Augmented Avenue: Memories of Lancaster
http://lancasterave.tumblr.com/

Augmented Avenue: Memories of Lancaster was a collaborative art project generated by students from Neighborhood Narratives that offered visitors a new way to experience the Lancaster Avenue neighborhood. Drexel University students worked in partnership with members of the community who narrated their stories and memories, together co-authoring a dynamic portrait of local history. Each student interpreted that experience and created a photo and sound collage via the Zooburst Augmented Reality platform. These mobile experiences were available through the smartphone, and on display from September 30 to October 29, 2011 as part of the LOOK! Show sponsored by the City of Philadelphia’s “ReStore Corridors Through Art” program.

Each narrated memory of place is tied to a corresponding location on Lancaster Avenue, where the recollections and anecdotes are invisibly layered into these locations and accessed using posters and maps with phone-readable codes. The ephemeral discoveries and re-memories that take place in these walks generate opportunities for unexpected encounters with familiar places and reveal the potential for artistic engagement in a new participatory medium.  

Cross/Walks: Weaving Fabric Row
www.cross-walks.org

A special project generated by Neighborhood Narratives was Cross/Walks: Weaving Fabric Row, which constructed a portrait composed of interviews with merchants and personalities from the neighborhood, which had site-specific delivery via cell phone on Fabric Row (4th Street between Bainbridge and Catherine) in Philadelphia. The project was sponsored by the Gershman Y, Borowski Galleries, and curated by Miriam Seidel.

From the audio and visual elements gathered on Fabric Row, an installation was composed in the gallery that combined the remote/local connection in an interactive audio component, along with a web site. The stories were accessible by cell phone in the location where they were told, and the public could add their own contributions from the street; or remote locations via the web.
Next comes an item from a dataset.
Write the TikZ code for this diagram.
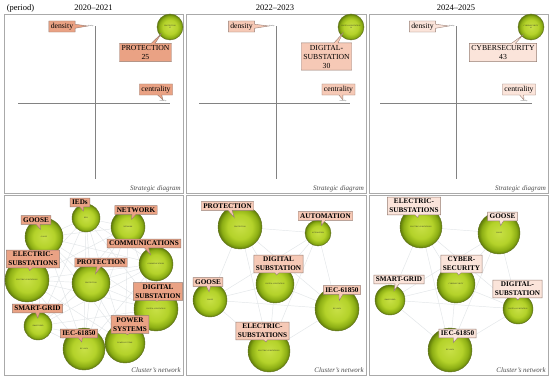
\documentclass[tikz,border=0pt]{standalone}
\usepackage{fontspec}
\setmainfont{Liberation Serif}
\usetikzlibrary{shapes.callouts,calc,backgrounds}
\definecolor{bubA}{RGB}{200,224,70}
\definecolor{bubB}{RGB}{180,210,42}
\definecolor{bubC}{RGB}{140,174,20}
\definecolor{bubD}{RGB}{96,124,10}
\definecolor{bubline}{RGB}{95,112,30}
\definecolor{fillA}{RGB}{234,162,132}
\definecolor{fillB}{RGB}{246,201,182}
\definecolor{fillC}{RGB}{251,228,218}
\definecolor{labline}{RGB}{150,125,115}
\definecolor{panelline}{RGB}{170,170,170}
\definecolor{axisline}{RGB}{130,130,130}
\definecolor{edgecol}{RGB}{226,230,232}
\pgfdeclareradialshading{bubsh}{\pgfpoint{0bp}{0bp}}{color(0bp)=(bubA); color(14bp)=(bubB); color(21bp)=(bubC); color(25bp)=(bubD); color(50bp)=(bubD)}
\newcommand\mybub[5]{\node[bubble, minimum size=#4*2pt] (#1) at (#2,#3) {#5};}
\newcommand\mylab[5]{\node[labB, #1, callout absolute pointer={($(#3,#4)!0.55!(#2.center)$)}] (L#2) at (#3,#4) {#5};}
\tikzset{
  panel/.style={draw=panelline, line width=0.7pt},
  axis/.style={draw=axisline, line width=0.6pt},
  bubble/.style={circle, draw=bubline, line width=0.4pt, shade, shading=bubsh, inner sep=0pt,
    font=\fontsize{1.8}{2.1}\selectfont, text=black!85, align=center},
  lab/.style={rectangle callout, draw=labline, line width=0.4pt, inner xsep=2pt, inner ysep=2pt,
    font=\fontsize{7.7}{9}\selectfont, align=center, callout pointer width=4pt},
  labB/.style={lab, font=\fontsize{7.2}{9}\selectfont\bfseries},
  c1/.style={fill=fillA}, c2/.style={fill=fillB}, c3/.style={fill=fillC},
  tinytxt/.style={font=\fontsize{1.8}{2.1}\selectfont, inner sep=0.3pt, text=black!80},
  title/.style={font=\fontsize{8.5}{10}\selectfont, inner sep=0pt},
  caption/.style={font=\fontsize{7}{8}\selectfont\itshape, text=black!70, inner sep=0pt, anchor=base east},
  edge/.style={draw=edgecol, line width=0.45pt}
}
\begin{document}
\begin{tikzpicture}[x=1pt,y=-1pt]
\useasboundingbox (0,0) rectangle (550,380);
\begin{pgfonlayer}{background}
\fill[white] (0,0) rectangle (550,380);
\end{pgfonlayer}
% titles
\node[title] (t0) at (20.5,8) {(period)};
\node[title] (t1) at (93.5,8) {2020–2021};
\node[title] (t2) at (275,8) {2022–2023};
\node[title] (t3) at (456,8) {2024–2025};
% panels
\draw[panel] (4,14) rectangle (183,193);
\draw[panel] (186,14) rectangle (366,193);
\draw[panel] (369,14) rectangle (548,193);
\draw[panel] (4,195) rectangle (183,375);
\draw[panel] (186,195) rectangle (366,375);
\draw[panel] (369,195) rectangle (548,375);
\node[caption] (s1) at (181,190) {Strategic diagram};
\node[caption] (s2) at (364,190) {Strategic diagram};
\node[caption] (s3) at (546,190) {Strategic diagram};
\node[caption] (n1) at (181,372) {Cluster’s network};
\node[caption] (n2) at (364,372) {Cluster’s network};
\node[caption] (n3) at (546,372) {Cluster’s network};
% ---------- strategic diagrams ----------
% panel 1
\draw[axis] (95,26) -- (95,179);
\draw[axis] (18,103) -- (170,103);
\node[tinytxt, anchor=east] (d1) at (94,26) {density};
\node[tinytxt, anchor=south] (e1) at (163,102.6) {centrality};
\mybub{sb1}{170}{27}{13}{PROTECTION\\25}
\node[lab,c1,callout absolute pointer={(d1.west)}] (Ld1) at (62,26.5) {density};
\node[lab,c1,callout absolute pointer={(e1.north)}] (Le1) at (156,89.5) {centrality};
\node[lab,c1,callout absolute pointer={(161,34)}] (Lsb1) at (145.5,52.5) {PROTECTION\\25};
% panel 2
\draw[axis] (276,26) -- (276,179);
\draw[axis] (199,103) -- (350,103);
\node[tinytxt, anchor=east] (d2) at (275,26) {density};
\node[tinytxt, anchor=south] (e2) at (343,102.6) {centrality};
\mybub{sb2}{351}{27}{13}{DIGITAL-SUBSTATION\\30}
\node[lab,c2,callout absolute pointer={(d2.west)}] (Ld2) at (241.5,26.5) {density};
\node[lab,c2,callout absolute pointer={(e2.north)}] (Le2) at (338.5,89.5) {centrality};
\node[lab,c2,callout absolute pointer={(343,33)}] (Lsb2) at (326.5,56.5) {DIGITAL-\\SUBSTATION\\30};
% panel 3
\draw[axis] (456,26) -- (456,179);
\draw[axis] (380,103) -- (532,103);
\node[tinytxt, anchor=east] (d3) at (455,26) {density};
\node[tinytxt, anchor=south] (e3) at (524,102.6) {centrality};
\mybub{sb3}{531}{27}{13}{CYBERSECURITY\\43}
\node[lab,c3,callout absolute pointer={(d3.west)}] (Ld3) at (422.5,26.5) {density};
\node[lab,c3,callout absolute pointer={(e3.north)}] (Le3) at (519,89.5) {centrality};
\node[lab,c3,callout absolute pointer={(523,35)}] (Lsb3) at (503,52.5) {CYBERSECURITY\\43};
% ---------- cluster networks ----------
% panel 1
\mybub{aieds}{86}{218}{14}{IEDS}
\mybub{anet}{128}{227}{17}{NETWORK}
\mybub{agoose}{44}{237}{19}{GOOSE}
\mybub{acomm}{156}{264}{17}{COMMUNICATIONS}
\mybub{aelec}{27}{280}{22}{ELECTRIC-SUBSTATIONS}
\mybub{aprot}{91}{283}{19}{PROTECTION}
\mybub{adig}{156}{309}{22}{DIGITAL-SUBSTATION}
\mybub{asmart}{38}{326}{14}{SMART-GRID}
\mybub{aiec}{84}{349}{21}{IEC-61850}
\mybub{apow}{125}{343}{20}{POWER-SYSTEMS}
\begin{pgfonlayer}{background}
\foreach \a [count=\i] in {aieds,anet,agoose,acomm,aelec,aprot,adig,asmart,aiec,apow}{
  \foreach \b [count=\j] in {aieds,anet,agoose,acomm,aelec,aprot,adig,asmart,aiec,apow}{
    \ifnum\j>\i \draw[edge] (\a) -- (\b); \fi}}
\end{pgfonlayer}
\mylab{c1}{aieds}{80}{202.5}{IEDs}
\mylab{c1}{anet}{136}{210}{NETWORK}
\mylab{c1}{agoose}{36}{220}{GOOSE}
\mylab{c1}{acomm}{144}{243.5}{COMMUNICATIONS}
\mylab{c1}{aelec}{33}{259}{ELECTRIC-\\SUBSTATIONS}
\mylab{c1}{aprot}{101}{262.5}{PROTECTION}
\mylab{c1}{adig}{158}{291.5}{DIGITAL\\SUBSTATION}
\mylab{c1}{asmart}{37.5}{308.5}{SMART-GRID}
\mylab{c1}{aiec}{79}{333.5}{IEC-61850}
\mylab{c1}{apow}{130}{324.5}{POWER\\SYSTEMS}
% panel 2
\mybub{bprot}{240}{227}{22}{PROTECTION}
\mybub{bauto}{318}{233}{13}{AUTOMATION}
\mybub{bdig}{275}{284}{19}{DIGITAL-SUBSTATION}
\mybub{bgoose}{210}{300}{17}{GOOSE}
\mybub{biec}{337}{309}{22}{IEC-61850}
\mybub{belec}{269}{351}{21}{ELECTRIC-SUBSTATIONS}
\begin{pgfonlayer}{background}
\foreach \a [count=\i] in {bprot,bauto,bdig,bgoose,biec,belec}{
  \foreach \b [count=\j] in {bprot,bauto,bdig,bgoose,biec,belec}{
    \ifnum\j>\i \draw[edge] (\a) -- (\b); \fi}}
\end{pgfonlayer}
\mylab{c2}{bprot}{227.5}{206}{PROTECTION}
\mylab{c2}{bauto}{325.5}{216}{AUTOMATION}
\mylab{c2}{bdig}{278.5}{264}{DIGITAL\\SUBSTATION}
\mylab{c2}{bgoose}{208}{282}{GOOSE}
\mylab{c2}{biec}{342}{290}{IEC-61850}
\mylab{c2}{belec}{262.5}{331}{ELECTRIC-\\SUBSTATIONS}
% panel 3
\mybub{celec}{421}{227}{21}{ELECTRIC-SUBSTATIONS}
\mybub{cgoose}{499}{233}{21}{GOOSE}
\mybub{ccyber}{456}{284}{19}{CYBERSECURITY}
\mybub{csmart}{390}{300}{15}{SMART-GRID}
\mybub{cdig}{518}{309}{15}{DIGITAL-SUBSTATION}
\mybub{ciec}{450}{350}{22}{IEC-61850}
\begin{pgfonlayer}{background}
\foreach \a [count=\i] in {celec,cgoose,ccyber,csmart,cdig,ciec}{
  \foreach \b [count=\j] in {celec,cgoose,ccyber,csmart,cdig,ciec}{
    \ifnum\j>\i \draw[edge] (\a) -- (\b); \fi}}
\end{pgfonlayer}
\mylab{c3}{celec}{414}{206}{ELECTRIC-\\SUBSTATIONS}
\mylab{c3}{cgoose}{502.5}{216.5}{GOOSE}
\mylab{c3}{ccyber}{461.5}{264}{CYBER-\\SECURITY}
\mylab{c3}{csmart}{399}{279.5}{SMART-GRID}
\mylab{c3}{cdig}{517.5}{289}{DIGITAL-\\SUBSTATION}
\mylab{c3}{ciec}{457.5}{333.5}{IEC-61850}
\end{tikzpicture}
\end{document}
Although the stories were available on the web, the project’s dynamic achieved more resonance when heard on Fabric Row, while walking in the place that was narrated.

Merchants on Fabric Row, once a predominantly Jewish neighborhood, are now ethnically diverse, but share the desire to preserve the sense of place that Fabric Row has acquired through generations. “Cross/Walks demonstrates that both the art and the subject are in transition” (Dianna Marder, 2007). The emergence of online shopping and jumbo stores has heralded the demise of small, independent stores, like the ones on Fabric Row. The unique thing about narrative delivered over the cell phone is that it can preserve and distribute a sense of one place to everywhere.

Reference: Marder, Dianna. June 14, 2007. The Philadelphia Inquirer, year 179, No. 14.